-- Work instructions --
Output the material beneath this task exactly, images excluded.

-- Dataset --
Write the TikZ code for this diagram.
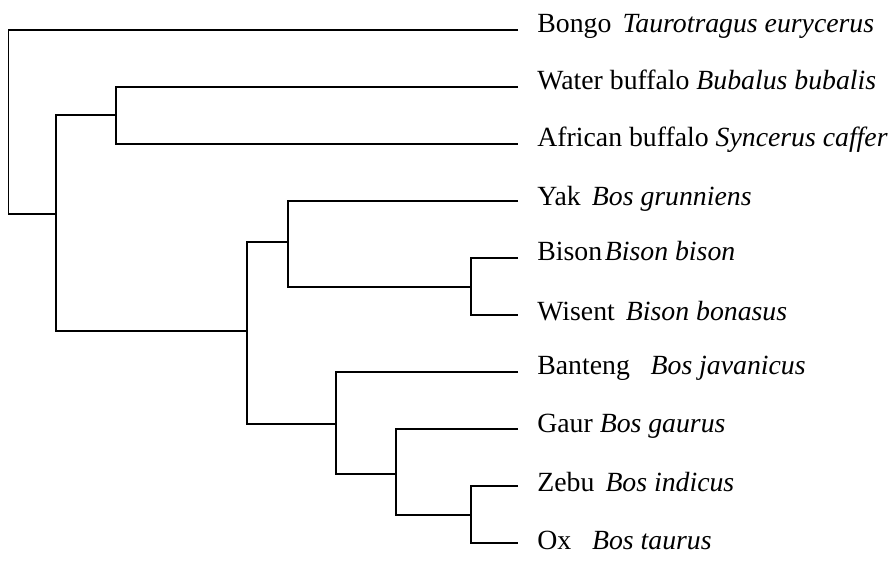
\documentclass[tikz,border=0pt]{standalone}
\usepackage{fontspec}
\setmainfont{Liberation Serif}

\begin{document}
\begin{tikzpicture}[x=0.02cm, y=-0.02cm]

\tikzset{
  ramo/.style={draw=black, line width=0.9pt},
  specie/.style={anchor=base west, inner sep=0pt, font=\fontsize{15.8}{19}\selectfont}
}

\useasboundingbox (0,0) rectangle (895,562);

% Estremi delle foglie
\def\xf{518}
\def\xt{537}
\coordinate (bongo)   at (\xf,30);
\coordinate (bufacq)  at (\xf,87);
\coordinate (bufafr)  at (\xf,144);
\coordinate (yak)     at (\xf,201);
\coordinate (bisonte) at (\xf,258);
\coordinate (wisent)  at (\xf,315);
\coordinate (banteng) at (\xf,372);
\coordinate (gaur)    at (\xf,429);
\coordinate (zebu)    at (\xf,486);
\coordinate (bue)     at (\xf,543);

% Nodi interni
\coordinate (radice) at (8.5,214);
\coordinate (nA) at (56,214);
\coordinate (nB) at (116,115);
\coordinate (nC) at (247,331);
\coordinate (nD) at (288,242);
\coordinate (nF) at (471,287);
\coordinate (nE) at (336,424);
\coordinate (nG) at (396,474);
\coordinate (nH) at (471,515);

% Rami
\draw[ramo] (bongo) -| (radice) -- (nA);
\draw[ramo] (nA) |- (nB);
\draw[ramo] (nA) |- (nC);
\draw[ramo] (bufacq) -| (nB) |- (bufafr);
\draw[ramo] (nC) |- (nD);
\draw[ramo] (nC) |- (nE);
\draw[ramo] (yak) -| (nD) |- (nF);
\draw[ramo] (bisonte) -| (nF) |- (wisent);
\draw[ramo] (banteng) -| (nE) |- (nG);
\draw[ramo] (gaur) -| (nG) |- (nH);
\draw[ramo] (zebu) -| (nH) |- (bue);

% Nomi delle specie
\node[specie] (tBongo)   at (\xt,32)  {Bongo\hspace{0.4em}\textit{Taurotragus eurycerus}};
\node[specie] (tBufAcq)  at (\xt,89)  {Water buffalo \textit{Bubalus bubalis}};
\node[specie] (tBufAfr)  at (\xt,146) {African buffalo \textit{Syncerus caffer}};
\node[specie] (tYak)     at (\xt,205) {Yak\hspace{0.4em}\textit{Bos grunniens}};
\node[specie] (tBisonte) at (\xt,260) {Bison\hspace{0.1em}\textit{Bison bison}};
\node[specie] (tWisent)  at (\xt,320) {Wisent\hspace{0.4em}\textit{Bison bonasus}};
\node[specie] (tBanteng) at (\xt,374) {Banteng\hspace{0.75em}\textit{Bos javanicus}};
\node[specie] (tGaur)    at (\xt,432) {Gaur \textit{Bos gaurus}};
\node[specie] (tZebu)    at (\xt,491) {Zebu\hspace{0.4em}\textit{Bos indicus}};
\node[specie] (tBue)     at (\xt,549) {Ox\hspace{0.75em}\textit{Bos taurus}};

\end{tikzpicture}
\end{document}
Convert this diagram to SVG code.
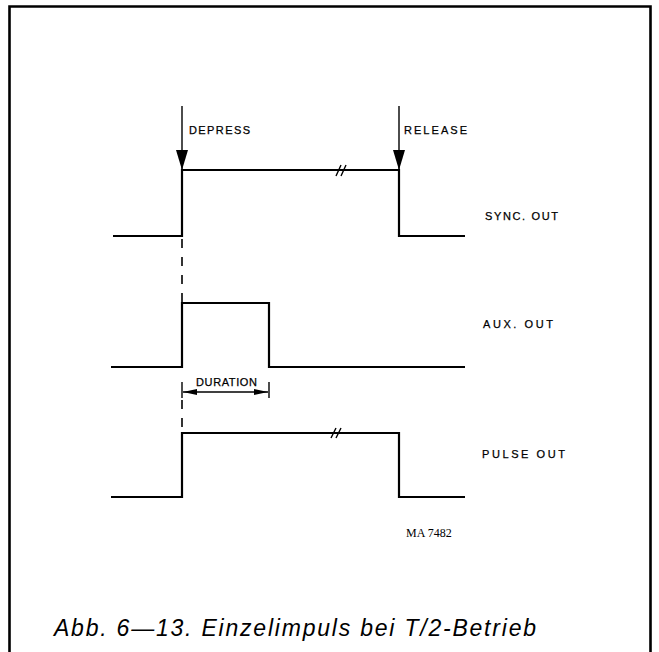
<svg xmlns="http://www.w3.org/2000/svg" width="659" height="652" viewBox="0 0 659 652">
<style>
.sig{fill:none;stroke:#000;stroke-width:2.2;stroke-linejoin:miter}
.thin{fill:none;stroke:#000;stroke-width:1.4}
.dash{fill:none;stroke:#000;stroke-width:1.6;stroke-dasharray:9 9}
.lbl{font-family:"Liberation Sans",Arial,sans-serif;font-size:11px;fill:#000;stroke:#000;stroke-width:0.25}
.cap{font-family:"Liberation Sans",Arial,sans-serif;font-style:italic;font-size:23px;fill:#000}
.id{font-family:"Liberation Serif","Times New Roman",serif;font-size:12px;fill:#000}
</style>
<defs>
<marker id="down" viewBox="0 0 20 12" refX="20" refY="6" markerWidth="20" markerHeight="12" markerUnits="userSpaceOnUse" orient="auto">
<path d="M0,0 L20,6 L0,12 Z" fill="#000"/>
</marker>
<marker id="dim" viewBox="0 0 14 6" refX="14" refY="3" markerWidth="14" markerHeight="6" markerUnits="userSpaceOnUse" orient="auto">
<path d="M0,0 L14,3 L0,6 Z" fill="#000"/>
</marker>
</defs>
<rect width="659" height="652" fill="#fff"/>
<path d="M9.5,655 V6.5 H650.5 V655" fill="none" stroke="#000" stroke-width="2.6"/>

<g id="sync-out">
<path class="sig" d="M113,236 H182 V170 H399 V236 H465"/>
<path class="thin" d="M336,176 L341,165 M341,176 L346,165"/>
<text class="lbl" x="485" y="220" textLength="73" lengthAdjust="spacing">SYNC. OUT</text>
</g>
<g id="aux-out">
<path class="sig" d="M111,367 H182 V303 H269 V367 H465"/>
<text class="lbl" x="483" y="328" textLength="70" lengthAdjust="spacing">AUX. OUT</text>
</g>
<g id="pulse-out">
<path class="sig" d="M111,497 H182 V433 H399 V497 H465"/>
<path class="thin" d="M331,438 L336,428 M336,438 L341,428"/>
<text class="lbl" x="482" y="458" textLength="83" lengthAdjust="spacing">PULSE OUT</text>
</g>
<g id="depress">
<text class="lbl" x="189" y="134" textLength="61" lengthAdjust="spacing">DEPRESS</text>
</g>
<g id="release">
<text class="lbl" x="404" y="134" textLength="63" lengthAdjust="spacing">RELEASE</text>
</g>
<g id="duration">
<text class="lbl" x="196" y="386" textLength="61" lengthAdjust="spacing">DURATION</text>
</g>
<g id="connectors">
<line class="thin" x1="182" y1="106" x2="182" y2="170" marker-end="url(#down)"/>
<line class="thin" x1="399" y1="106" x2="399" y2="170" marker-end="url(#down)"/>
<line class="dash" x1="182" y1="239" x2="182" y2="303"/>
<line class="dash" x1="182" y1="400" x2="182" y2="433"/>
<line class="thin" x1="182" y1="382" x2="182" y2="398"/>
<line class="thin" x1="269" y1="382" x2="269" y2="398"/>
<line class="thin" x1="225" y1="392" x2="183" y2="392" marker-end="url(#dim)"/>
<line class="thin" x1="225" y1="392" x2="268" y2="392" marker-end="url(#dim)"/>
</g>
<text class="id" x="406" y="537">MA 7482</text>
<text class="cap" x="54" y="636" textLength="482" lengthAdjust="spacing">Abb. 6—13. Einzelimpuls bei T/2-Betrieb</text>
</svg>
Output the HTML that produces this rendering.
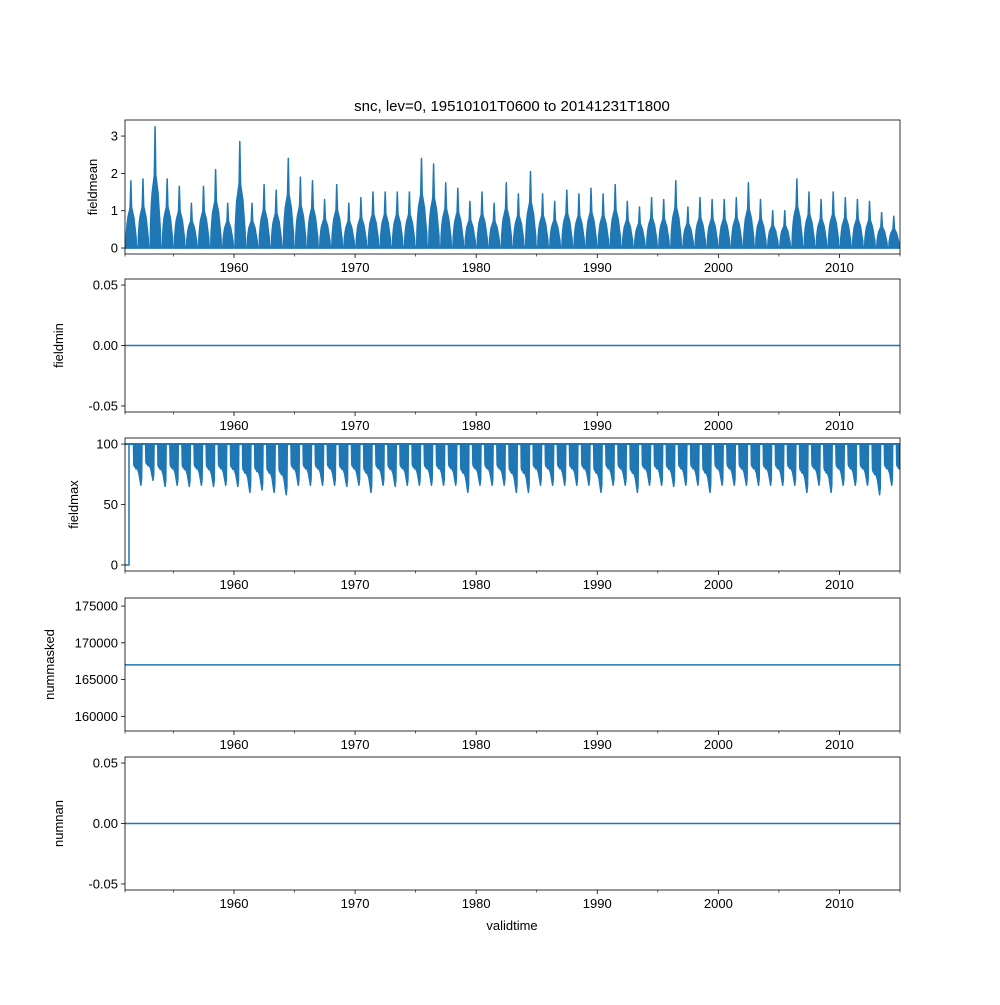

-- The result --
Write the TikZ code for this diagram.
\documentclass[tikz,border=0pt]{standalone}
\usepackage{fontspec}
\setmainfont{Liberation Serif}

\begin{document}
\begin{tikzpicture}[x=0.02cm, y=-0.02cm]

\tikzset{
  ramo/.style={draw=black, line width=0.9pt},
  specie/.style={anchor=base west, inner sep=0pt, font=\fontsize{15.8}{19}\selectfont}
}

\useasboundingbox (0,0) rectangle (895,562);

% Estremi delle foglie
\def\xf{518}
\def\xt{537}
\coordinate (bongo)   at (\xf,30);
\coordinate (bufacq)  at (\xf,87);
\coordinate (bufafr)  at (\xf,144);
\coordinate (yak)     at (\xf,201);
\coordinate (bisonte) at (\xf,258);
\coordinate (wisent)  at (\xf,315);
\coordinate (banteng) at (\xf,372);
\coordinate (gaur)    at (\xf,429);
\coordinate (zebu)    at (\xf,486);
\coordinate (bue)     at (\xf,543);

% Nodi interni
\coordinate (radice) at (8.5,214);
\coordinate (nA) at (56,214);
\coordinate (nB) at (116,115);
\coordinate (nC) at (247,331);
\coordinate (nD) at (288,242);
\coordinate (nF) at (471,287);
\coordinate (nE) at (336,424);
\coordinate (nG) at (396,474);
\coordinate (nH) at (471,515);

% Rami
\draw[ramo] (bongo) -| (radice) -- (nA);
\draw[ramo] (nA) |- (nB);
\draw[ramo] (nA) |- (nC);
\draw[ramo] (bufacq) -| (nB) |- (bufafr);
\draw[ramo] (nC) |- (nD);
\draw[ramo] (nC) |- (nE);
\draw[ramo] (yak) -| (nD) |- (nF);
\draw[ramo] (bisonte) -| (nF) |- (wisent);
\draw[ramo] (banteng) -| (nE) |- (nG);
\draw[ramo] (gaur) -| (nG) |- (nH);
\draw[ramo] (zebu) -| (nH) |- (bue);

% Nomi delle specie
\node[specie] (tBongo)   at (\xt,32)  {Bongo\hspace{0.4em}\textit{Taurotragus eurycerus}};
\node[specie] (tBufAcq)  at (\xt,89)  {Water buffalo \textit{Bubalus bubalis}};
\node[specie] (tBufAfr)  at (\xt,146) {African buffalo \textit{Syncerus caffer}};
\node[specie] (tYak)     at (\xt,205) {Yak\hspace{0.4em}\textit{Bos grunniens}};
\node[specie] (tBisonte) at (\xt,260) {Bison\hspace{0.1em}\textit{Bison bison}};
\node[specie] (tWisent)  at (\xt,320) {Wisent\hspace{0.4em}\textit{Bison bonasus}};
\node[specie] (tBanteng) at (\xt,374) {Banteng\hspace{0.75em}\textit{Bos javanicus}};
\node[specie] (tGaur)    at (\xt,432) {Gaur \textit{Bos gaurus}};
\node[specie] (tZebu)    at (\xt,491) {Zebu\hspace{0.4em}\textit{Bos indicus}};
\node[specie] (tBue)     at (\xt,549) {Ox\hspace{0.75em}\textit{Bos taurus}};

\end{tikzpicture}
\end{document}
Convert this diagram to SVG code.
<svg xmlns="http://www.w3.org/2000/svg" width="659" height="652" viewBox="0 0 659 652">
<style>
.sig{fill:none;stroke:#000;stroke-width:2.2;stroke-linejoin:miter}
.thin{fill:none;stroke:#000;stroke-width:1.4}
.dash{fill:none;stroke:#000;stroke-width:1.6;stroke-dasharray:9 9}
.lbl{font-family:"Liberation Sans",Arial,sans-serif;font-size:11px;fill:#000;stroke:#000;stroke-width:0.25}
.cap{font-family:"Liberation Sans",Arial,sans-serif;font-style:italic;font-size:23px;fill:#000}
.id{font-family:"Liberation Serif","Times New Roman",serif;font-size:12px;fill:#000}
</style>
<defs>
<marker id="down" viewBox="0 0 20 12" refX="20" refY="6" markerWidth="20" markerHeight="12" markerUnits="userSpaceOnUse" orient="auto">
<path d="M0,0 L20,6 L0,12 Z" fill="#000"/>
</marker>
<marker id="dim" viewBox="0 0 14 6" refX="14" refY="3" markerWidth="14" markerHeight="6" markerUnits="userSpaceOnUse" orient="auto">
<path d="M0,0 L14,3 L0,6 Z" fill="#000"/>
</marker>
</defs>
<rect width="659" height="652" fill="#fff"/>
<path d="M9.5,655 V6.5 H650.5 V655" fill="none" stroke="#000" stroke-width="2.6"/>

<g id="sync-out">
<path class="sig" d="M113,236 H182 V170 H399 V236 H465"/>
<path class="thin" d="M336,176 L341,165 M341,176 L346,165"/>
<text class="lbl" x="485" y="220" textLength="73" lengthAdjust="spacing">SYNC. OUT</text>
</g>
<g id="aux-out">
<path class="sig" d="M111,367 H182 V303 H269 V367 H465"/>
<text class="lbl" x="483" y="328" textLength="70" lengthAdjust="spacing">AUX. OUT</text>
</g>
<g id="pulse-out">
<path class="sig" d="M111,497 H182 V433 H399 V497 H465"/>
<path class="thin" d="M331,438 L336,428 M336,438 L341,428"/>
<text class="lbl" x="482" y="458" textLength="83" lengthAdjust="spacing">PULSE OUT</text>
</g>
<g id="depress">
<text class="lbl" x="189" y="134" textLength="61" lengthAdjust="spacing">DEPRESS</text>
</g>
<g id="release">
<text class="lbl" x="404" y="134" textLength="63" lengthAdjust="spacing">RELEASE</text>
</g>
<g id="duration">
<text class="lbl" x="196" y="386" textLength="61" lengthAdjust="spacing">DURATION</text>
</g>
<g id="connectors">
<line class="thin" x1="182" y1="106" x2="182" y2="170" marker-end="url(#down)"/>
<line class="thin" x1="399" y1="106" x2="399" y2="170" marker-end="url(#down)"/>
<line class="dash" x1="182" y1="239" x2="182" y2="303"/>
<line class="dash" x1="182" y1="400" x2="182" y2="433"/>
<line class="thin" x1="182" y1="382" x2="182" y2="398"/>
<line class="thin" x1="269" y1="382" x2="269" y2="398"/>
<line class="thin" x1="225" y1="392" x2="183" y2="392" marker-end="url(#dim)"/>
<line class="thin" x1="225" y1="392" x2="268" y2="392" marker-end="url(#dim)"/>
</g>
<text class="id" x="406" y="537">MA 7482</text>
<text class="cap" x="54" y="636" textLength="482" lengthAdjust="spacing">Abb. 6—13. Einzelimpuls bei T/2-Betrieb</text>
</svg>
Output the HTML that produces this rendering.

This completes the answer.